U.S. consumer prices accelerated in June and underlying inflation pressures showed signs of stabilizing, keeping on track expectations the Federal Reserve will start tapering its bond purchases later this year.
Other data on Tuesday showed industrial production pushed higher in June as manufacturing output found some momentum, raising hope a recent slowdown in factory activity was either over or close to running its course.
The Labor Department said its Consumer Price Index increased 0.5 percent, the largest rise since February, after nudging up 0.1 percent in May. Gasoline prices accounted for about two thirds of the increase in the CPI.
Economists polled by Reuters had expected consumer inflation to increase 0.3 percent last month.
In the 12 months through June, consumer prices advanced 1.8 percent after rising 1.4 percent in May. It was also the largest increase since February.

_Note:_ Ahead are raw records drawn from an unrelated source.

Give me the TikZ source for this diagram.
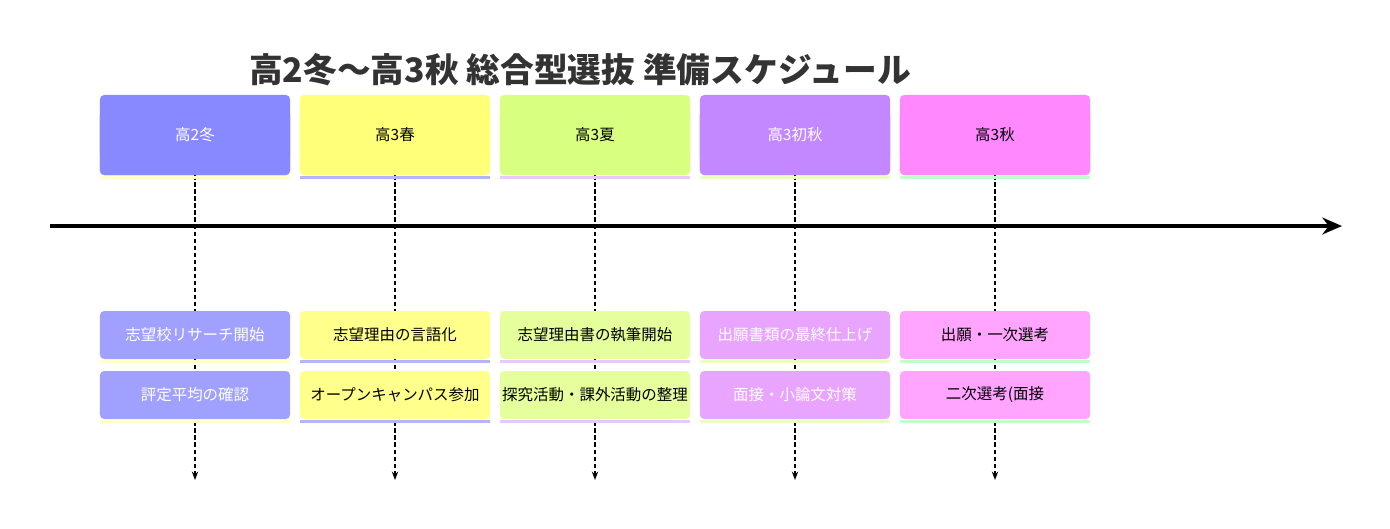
\documentclass[tikz,border=0pt]{standalone}
\usepackage{fontspec}
\setmainfont{Noto Sans CJK JP}
\usetikzlibrary{positioning,arrows.meta}
\definecolor{hA}{HTML}{8888FF}\definecolor{eA}{HTML}{A0A0FF}\definecolor{sA}{HTML}{FFFFC8}
\definecolor{hB}{HTML}{FFFF78}\definecolor{eB}{HTML}{FFFF8C}\definecolor{sB}{HTML}{B4B4FF}
\definecolor{hC}{HTML}{D9FF80}\definecolor{eC}{HTML}{E4FF9C}\definecolor{sC}{HTML}{E8C8FF}
\definecolor{hD}{HTML}{C388FF}\definecolor{eD}{HTML}{E8A4FF}\definecolor{sD}{HTML}{E8FFC0}
\definecolor{hE}{HTML}{FF88FF}\definecolor{eE}{HTML}{FFA4FF}\definecolor{sE}{HTML}{C0FFC8}
\tikzset{
  period/.style={rectangle, rounded corners=3pt, minimum width=4.75cm, minimum height=1.6cm, inner sep=0pt, font=\fontsize{11}{13}\selectfont},
  event/.style={rectangle, rounded corners=3pt, minimum width=4.75cm, minimum height=1.2cm, inner sep=0pt, font=\fontsize{11}{13}\selectfont},
  stripe/.style={minimum width=4.75cm, minimum height=0.08cm, inner sep=0pt},
  guide/.style={densely dashed, line width=1pt, -{Stealth[length=6pt]}}
}
\begin{document}
\begin{tikzpicture}[x=0.025cm, y=-0.025cm]
\useasboundingbox (0,0) rectangle (1390,528);
\node at (580,70) [font=\bfseries\fontsize{24}{28}\selectfont, text=black!80] {高2冬〜高3秋 総合型選抜 準備スケジュール};
% time axis
\coordinate (axisL) at (50,226);
\coordinate (axisR) at (1342,226);
\draw [line width=2.2pt, -{Stealth[length=14pt, width=12pt]}] (axisL) -- (axisR);
\foreach \i/\nm/\fa/\fb/\fs/\tc/\ta/\tb in {
  0/A/hA/eA/sA/white/志望校リサーチ開始/評定平均の確認,
  1/B/hB/eB/sB/black/志望理由の言語化/オープンキャンパス参加,
  2/C/hC/eC/sC/black/志望理由書の執筆開始/探究活動・課外活動の整理,
  3/D/hD/eD/sD/white/出願書類の最終仕上げ/面接・小論文対策,
  4/E/hE/eE/sE/black/出願・一次選考/二次選考(面接/プレゼン)}
{
  \coordinate (end\nm) at (195+200*\i,480);
  \node (per\nm) at (195+200*\i,143) [period, fill=\fa] {};
  \draw [guide] (per\nm.south) -- (end\nm);
  \node at (per\nm) [period, fill=\fa, text=\tc, yshift=0.4cm] {};
  \node (per\nm) at (195+200*\i,143) [period, fill=\fa] {};
  \node at (195+200*\i,135) [text=\tc, font=\fontsize{11}{13}\selectfont] {\ifnum\i=0 高2冬\fi\ifnum\i=1 高3春\fi\ifnum\i=2 高3夏\fi\ifnum\i=3 高3初秋\fi\ifnum\i=4 高3秋\fi};
  \node [stripe, fill=\fs, below=0pt of per\nm] {};
  \node (evA\nm) at (195+200*\i,335) [event, fill=\fb, text=\tc] {\ta};
  \node [stripe, fill=\fs, below=0pt of evA\nm] {};
  \node (evB\nm) at (195+200*\i,395) [event, fill=\fb, text=\tc] {\tb};
  \node [stripe, fill=\fs, below=0pt of evB\nm] {};
}
\end{tikzpicture}
\end{document}
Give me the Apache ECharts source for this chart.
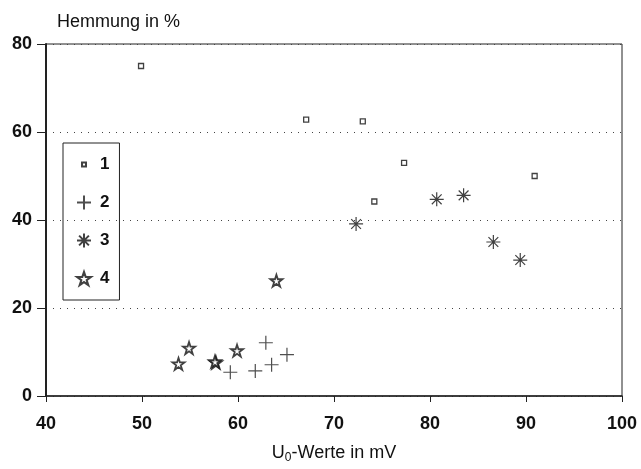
<!DOCTYPE html>
<html>
<head>
<meta charset="utf-8">
<script src="https://cdn.jsdelivr.net/npm/echarts@6/dist/echarts.min.js"></script>
<style>
  html, body { margin: 0; padding: 0; background: #fff; }
  #chart { width: 641px; height: 469px; }
</style>
</head>
<body>
<div id="chart"></div>
<script>
// Hemmung (%) gegen U0-Werte (mV), vier Versuchsreihen
var seriesNames = ['1', '2', '3', '4'];
var series1 = [[49.9, 75.0], [67.1, 62.8], [73.0, 62.4], [74.2, 44.2], [77.3, 53.0], [90.9, 50.0]];
var series2 = [[59.2, 5.4], [61.8, 5.7], [62.9, 12.1], [63.5, 7.1], [65.1, 9.4]];
var series3 = [[72.3, 39.1], [80.7, 44.7], [83.5, 45.6], [86.6, 35.0], [89.4, 30.9]];
var series4 = [[53.8, 7.3], [54.9, 10.9], [57.7, 7.6], [57.6, 7.8], [59.9, 10.3], [64.0, 26.2]];
var xTicks = [40, 50, 60, 70, 80, 90, 100];
var yTicks = [0, 20, 40, 60, 80];

var font = '"Liberation Sans", Arial, sans-serif';

var plusPath = 'path://M0,5L10,5M5,0L5,10';
var asteriskPath = 'path://M5,0L5,10M0,5L10,5M1.5,1.5L8.5,8.5M8.5,1.5L1.5,8.5';
var starPath = 'path://M5,0L6.2,3.6L10,3.6L6.9,5.9L8.1,9.5L5,7.3L1.9,9.5L3.1,5.9L0,3.6L3.8,3.6Z';
// small square for the legend, padded with empty moves so it stays small
var smallRectPath = 'path://M0,0M14,14M5,5L9,5L9,9L5,9Z';

var chart = echarts.init(document.getElementById('chart'));

var option = {
    backgroundColor: '#fff',
    animation: false,
    title: {
        text: 'Hemmung in %',
        left: 52,
        top: 8,
        textStyle: { fontFamily: font, fontSize: 18, fontWeight: 'normal', color: '#111' }
    },
    legend: {
        orient: 'vertical',
        left: 63,
        top: 143,
        padding: [13, 10, 13, 13],
        itemGap: 21,
        itemWidth: 14,
        itemHeight: 14,
        borderColor: '#222',
        borderWidth: 1,
        data: [
            { name: seriesNames[0], icon: smallRectPath },
            { name: seriesNames[1] },
            { name: seriesNames[2] },
            { name: seriesNames[3] }
        ],
        textStyle: { fontFamily: font, fontSize: 17, fontWeight: 'bold', color: '#111', padding: [0, 0, 0, 4] }
    },
    grid: {
        left: 46,
        right: 19,
        top: 44,
        bottom: 69,
        show: true,
        borderColor: '#222',
        borderWidth: 1
    },
    xAxis: {
        type: 'value',
        min: 40,
        max: 100,
        interval: 10,
        name: 'U{sub|0}-Werte in mV',
        nameLocation: 'middle',
        nameGap: 46,
        nameTextStyle: {
            fontFamily: font, fontSize: 18, color: '#111',
            rich: { sub: { fontFamily: font, fontSize: 12, color: '#111', padding: [10, 0, 0, 0] } }
        },
        axisLine: { show: true, onZero: false, lineStyle: { color: '#222', width: 1.5 } },
        axisTick: { show: true, length: 6, lineStyle: { color: '#222' } },
        axisLabel: {
            margin: 19, fontFamily: font, fontSize: 18, fontWeight: 'bold', color: '#111',
            formatter: function (v) { return xTicks.indexOf(v) >= 0 ? String(v) : ''; }
        },
        splitLine: { show: false }
    },
    yAxis: {
        type: 'value',
        min: 0,
        max: 80,
        interval: 20,
        axisLine: { show: true, onZero: false, lineStyle: { color: '#222', width: 2 } },
        axisTick: { show: true, length: 9, lineStyle: { color: '#222' } },
        axisLabel: {
            margin: 14, fontFamily: font, fontSize: 18, fontWeight: 'bold', color: '#111',
            formatter: function (v) { return yTicks.indexOf(v) >= 0 ? String(v) : ''; }
        },
        splitLine: { show: true, lineStyle: { type: [1, 6], color: '#444', width: 1 } }
    },
    series: [
        {
            name: seriesNames[0],
            type: 'scatter',
            data: series1,
            symbol: 'rect',
            symbolSize: 5,
            itemStyle: { color: '#fff', borderColor: '#111', borderWidth: 1.3 }
        },
        {
            name: seriesNames[1],
            type: 'scatter',
            data: series2,
            symbol: plusPath,
            symbolSize: 14,
            itemStyle: { color: 'rgba(0,0,0,0)', borderColor: '#222', borderWidth: 1.2 }
        },
        {
            name: seriesNames[2],
            type: 'scatter',
            data: series3,
            symbol: asteriskPath,
            symbolSize: 14,
            itemStyle: { color: 'rgba(0,0,0,0)', borderColor: '#111', borderWidth: 1.2 }
        },
        {
            name: seriesNames[3],
            type: 'scatter',
            data: series4,
            symbol: starPath,
            symbolSize: 12,
            itemStyle: { color: '#fff', borderColor: '#111', borderWidth: 1.8 }
        }
    ]
};

chart.setOption(option);
</script>
</body>
</html>
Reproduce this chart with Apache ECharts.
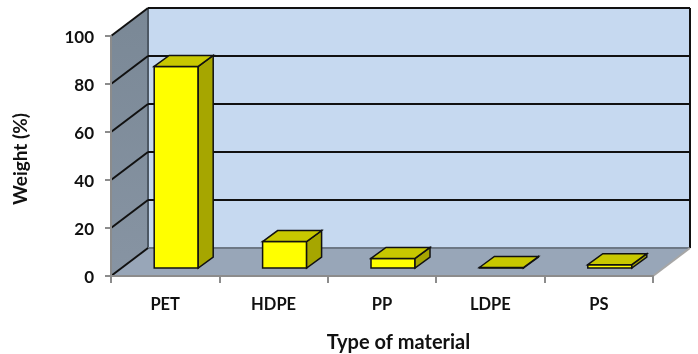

Stripping out volatile energy and food, consumer prices increased 0.2 percent for a second straight month. That took the increase over the 12 months to June to 1.6 percent, the smallest increase since June 2011. The so-called core CPI had increased 1.7 percent in May.
While both inflation measures remain below the Federal Reserve's 2 percent target, details of the report suggested the recent disinflation trend was fading, with medical care costs rising. Prices for new motor vehicles, apparel and household furnishings also increased.
Fed Chairman Ben Bernanke, who last month said the central bank would start cutting back the $85 billion in bonds it is purchasing each month to keep borrowing costs low, has viewed the low inflation as temporary and expects prices to push higher.
Alan Ruskin, an analyst at Deutsche Bank in New York, said the report should "counter arguments that there is a material deflation risk."
In a separate report, the Fed said output at the nation's factories, mines and utilities rose 0.3 percent last month after a flat reading in May. The increase reflected a 0.3 percent rise in manufacturing output.
Economists said it suggested some pickup in economic activity at the end of the second-quarter.
"If manufacturing growth is on the verge of accelerating into the second half of the year, this, along with solid gains in housing, should support growth in the second half of 2013," said John Ryding, chief economist at RDQ Economics in New York.
PRICES CREEPING UP
Tepid economic growth has been keeping a lid on inflation pressures. While some pockets of pricing power are starting to gradually emerge, there is no consensus on whether this trend will hold, given still-high unemployment.
Last month, gasoline prices soared 6.3 percent after being flat in May. June's increase in the cost of gasoline was the largest since February. When unadjusted for seasonal fluctuations, gasoline prices rose only 0.6 percent.
Food prices increased 0.2 percent after slipping 0.1 percent the prior month.
Overall housing costs maintained their steady rise, with owners' equivalent rent - which accounts for about a third of the core CPI - increasing 0.2 percent after a similar gain in May.
Medical care services rose 0.4 percent after being flat in May, while medical care commodities rebounded 0.5 percent as the cost of prescription drugs increased. Medical care commodities had dropped 0.5 percent the previous month.
Weak medical care costs have been the one of the key contributors to the low inflation rate.
Economists cite a host of reasons for the downward pressure on health costs, ranging from the expiration of patents on a number of popular prescription drugs to government spending cuts that are reducing payments to doctors and hospitals for Medicare.
"It's unclear we have seen all the medical care softness or we might see softness later this year from the effect of sequester," said Laura Rosner, an economist at BNP Paribas in New York.
Apparel prices pushed up 0.9 percent, the largest increase since August 2011, after edging up 0.2 percent in May.
New motor vehicle prices increased 0.3 percent. They had been flat in May. Prices for used cars and trucks fell for a second straight month.